* _Information provided_:
───

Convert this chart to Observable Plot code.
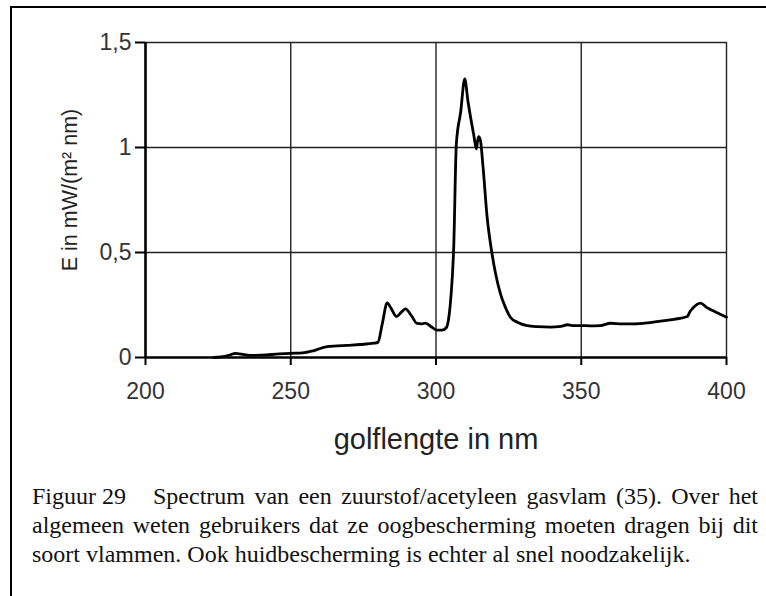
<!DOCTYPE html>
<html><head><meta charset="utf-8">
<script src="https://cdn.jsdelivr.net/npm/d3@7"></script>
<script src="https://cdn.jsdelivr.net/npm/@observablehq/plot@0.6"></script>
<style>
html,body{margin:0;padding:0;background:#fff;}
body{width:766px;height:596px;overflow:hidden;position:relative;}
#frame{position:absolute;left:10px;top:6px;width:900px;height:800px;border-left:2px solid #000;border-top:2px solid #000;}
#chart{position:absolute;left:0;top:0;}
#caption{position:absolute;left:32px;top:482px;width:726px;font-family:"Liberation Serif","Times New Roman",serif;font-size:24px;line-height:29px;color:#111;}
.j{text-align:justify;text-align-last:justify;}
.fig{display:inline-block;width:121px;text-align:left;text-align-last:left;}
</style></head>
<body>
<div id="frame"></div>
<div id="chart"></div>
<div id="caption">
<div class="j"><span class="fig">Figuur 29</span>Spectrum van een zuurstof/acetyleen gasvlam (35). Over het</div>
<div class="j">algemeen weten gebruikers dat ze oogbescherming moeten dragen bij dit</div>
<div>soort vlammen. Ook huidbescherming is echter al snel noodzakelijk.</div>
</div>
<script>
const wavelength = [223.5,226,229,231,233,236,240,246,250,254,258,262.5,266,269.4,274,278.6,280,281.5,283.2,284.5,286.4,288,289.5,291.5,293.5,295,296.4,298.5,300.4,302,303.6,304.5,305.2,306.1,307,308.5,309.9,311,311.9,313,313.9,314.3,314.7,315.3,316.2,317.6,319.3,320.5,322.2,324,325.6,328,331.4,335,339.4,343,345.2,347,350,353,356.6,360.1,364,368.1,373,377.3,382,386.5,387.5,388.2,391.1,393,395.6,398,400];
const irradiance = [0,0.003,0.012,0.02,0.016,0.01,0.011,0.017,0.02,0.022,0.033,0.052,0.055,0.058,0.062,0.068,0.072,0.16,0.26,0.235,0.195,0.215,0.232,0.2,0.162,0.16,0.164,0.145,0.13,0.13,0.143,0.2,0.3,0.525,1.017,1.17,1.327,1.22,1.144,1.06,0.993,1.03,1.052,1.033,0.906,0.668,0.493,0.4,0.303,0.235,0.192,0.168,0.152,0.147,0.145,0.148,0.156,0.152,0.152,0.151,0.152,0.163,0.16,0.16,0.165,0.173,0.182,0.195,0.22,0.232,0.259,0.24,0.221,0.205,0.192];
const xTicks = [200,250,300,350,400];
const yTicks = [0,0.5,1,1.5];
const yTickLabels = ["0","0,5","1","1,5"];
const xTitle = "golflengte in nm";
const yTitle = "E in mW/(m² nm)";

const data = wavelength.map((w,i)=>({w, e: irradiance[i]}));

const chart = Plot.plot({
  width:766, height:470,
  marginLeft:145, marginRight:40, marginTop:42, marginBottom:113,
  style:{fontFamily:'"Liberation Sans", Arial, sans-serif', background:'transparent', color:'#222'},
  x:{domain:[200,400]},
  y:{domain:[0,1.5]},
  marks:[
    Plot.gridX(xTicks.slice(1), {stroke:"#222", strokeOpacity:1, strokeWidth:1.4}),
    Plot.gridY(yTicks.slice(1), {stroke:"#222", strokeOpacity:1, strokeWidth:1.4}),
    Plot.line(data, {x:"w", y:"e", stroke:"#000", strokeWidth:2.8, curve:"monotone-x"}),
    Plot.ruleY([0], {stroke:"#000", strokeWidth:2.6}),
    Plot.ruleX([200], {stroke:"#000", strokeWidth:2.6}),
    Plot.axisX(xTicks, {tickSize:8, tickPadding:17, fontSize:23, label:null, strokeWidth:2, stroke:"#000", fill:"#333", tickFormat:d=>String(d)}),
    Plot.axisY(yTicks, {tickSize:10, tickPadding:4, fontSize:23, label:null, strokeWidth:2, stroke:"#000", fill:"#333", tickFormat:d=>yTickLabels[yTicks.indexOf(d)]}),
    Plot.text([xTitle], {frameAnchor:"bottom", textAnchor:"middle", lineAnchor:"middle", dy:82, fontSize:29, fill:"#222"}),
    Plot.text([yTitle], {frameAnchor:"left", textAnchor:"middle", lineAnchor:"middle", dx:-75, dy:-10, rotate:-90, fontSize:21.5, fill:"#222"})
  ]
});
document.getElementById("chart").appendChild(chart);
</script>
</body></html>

───

* _Stated goal_: Repeat verbatim all the material, but not the pictures.

* _Output below_:
Convert this chart to Observable Plot code.
<!DOCTYPE html>
<html><head><meta charset="utf-8">
<script src="https://cdn.jsdelivr.net/npm/d3@7"></script>
<script src="https://cdn.jsdelivr.net/npm/@observablehq/plot@0.6"></script>
<style>
html,body{margin:0;padding:0;background:#fff;}
body{width:766px;height:596px;overflow:hidden;position:relative;}
#frame{position:absolute;left:10px;top:6px;width:900px;height:800px;border-left:2px solid #000;border-top:2px solid #000;}
#chart{position:absolute;left:0;top:0;}
#caption{position:absolute;left:32px;top:482px;width:726px;font-family:"Liberation Serif","Times New Roman",serif;font-size:24px;line-height:29px;color:#111;}
.j{text-align:justify;text-align-last:justify;}
.fig{display:inline-block;width:121px;text-align:left;text-align-last:left;}
</style></head>
<body>
<div id="frame"></div>
<div id="chart"></div>
<div id="caption">
<div class="j"><span class="fig">Figuur 29</span>Spectrum van een zuurstof/acetyleen gasvlam (35). Over het</div>
<div class="j">algemeen weten gebruikers dat ze oogbescherming moeten dragen bij dit</div>
<div>soort vlammen. Ook huidbescherming is echter al snel noodzakelijk.</div>
</div>
<script>
const wavelength = [223.5,226,229,231,233,236,240,246,250,254,258,262.5,266,269.4,274,278.6,280,281.5,283.2,284.5,286.4,288,289.5,291.5,293.5,295,296.4,298.5,300.4,302,303.6,304.5,305.2,306.1,307,308.5,309.9,311,311.9,313,313.9,314.3,314.7,315.3,316.2,317.6,319.3,320.5,322.2,324,325.6,328,331.4,335,339.4,343,345.2,347,350,353,356.6,360.1,364,368.1,373,377.3,382,386.5,387.5,388.2,391.1,393,395.6,398,400];
const irradiance = [0,0.003,0.012,0.02,0.016,0.01,0.011,0.017,0.02,0.022,0.033,0.052,0.055,0.058,0.062,0.068,0.072,0.16,0.26,0.235,0.195,0.215,0.232,0.2,0.162,0.16,0.164,0.145,0.13,0.13,0.143,0.2,0.3,0.525,1.017,1.17,1.327,1.22,1.144,1.06,0.993,1.03,1.052,1.033,0.906,0.668,0.493,0.4,0.303,0.235,0.192,0.168,0.152,0.147,0.145,0.148,0.156,0.152,0.152,0.151,0.152,0.163,0.16,0.16,0.165,0.173,0.182,0.195,0.22,0.232,0.259,0.24,0.221,0.205,0.192];
const xTicks = [200,250,300,350,400];
const yTicks = [0,0.5,1,1.5];
const yTickLabels = ["0","0,5","1","1,5"];
const xTitle = "golflengte in nm";
const yTitle = "E in mW/(m² nm)";

const data = wavelength.map((w,i)=>({w, e: irradiance[i]}));

const chart = Plot.plot({
  width:766, height:470,
  marginLeft:145, marginRight:40, marginTop:42, marginBottom:113,
  style:{fontFamily:'"Liberation Sans", Arial, sans-serif', background:'transparent', color:'#222'},
  x:{domain:[200,400]},
  y:{domain:[0,1.5]},
  marks:[
    Plot.gridX(xTicks.slice(1), {stroke:"#222", strokeOpacity:1, strokeWidth:1.4}),
    Plot.gridY(yTicks.slice(1), {stroke:"#222", strokeOpacity:1, strokeWidth:1.4}),
    Plot.line(data, {x:"w", y:"e", stroke:"#000", strokeWidth:2.8, curve:"monotone-x"}),
    Plot.ruleY([0], {stroke:"#000", strokeWidth:2.6}),
    Plot.ruleX([200], {stroke:"#000", strokeWidth:2.6}),
    Plot.axisX(xTicks, {tickSize:8, tickPadding:17, fontSize:23, label:null, strokeWidth:2, stroke:"#000", fill:"#333", tickFormat:d=>String(d)}),
    Plot.axisY(yTicks, {tickSize:10, tickPadding:4, fontSize:23, label:null, strokeWidth:2, stroke:"#000", fill:"#333", tickFormat:d=>yTickLabels[yTicks.indexOf(d)]}),
    Plot.text([xTitle], {frameAnchor:"bottom", textAnchor:"middle", lineAnchor:"middle", dy:82, fontSize:29, fill:"#222"}),
    Plot.text([yTitle], {frameAnchor:"left", textAnchor:"middle", lineAnchor:"middle", dx:-75, dy:-10, rotate:-90, fontSize:21.5, fill:"#222"})
  ]
});
document.getElementById("chart").appendChild(chart);
</script>
</body></html>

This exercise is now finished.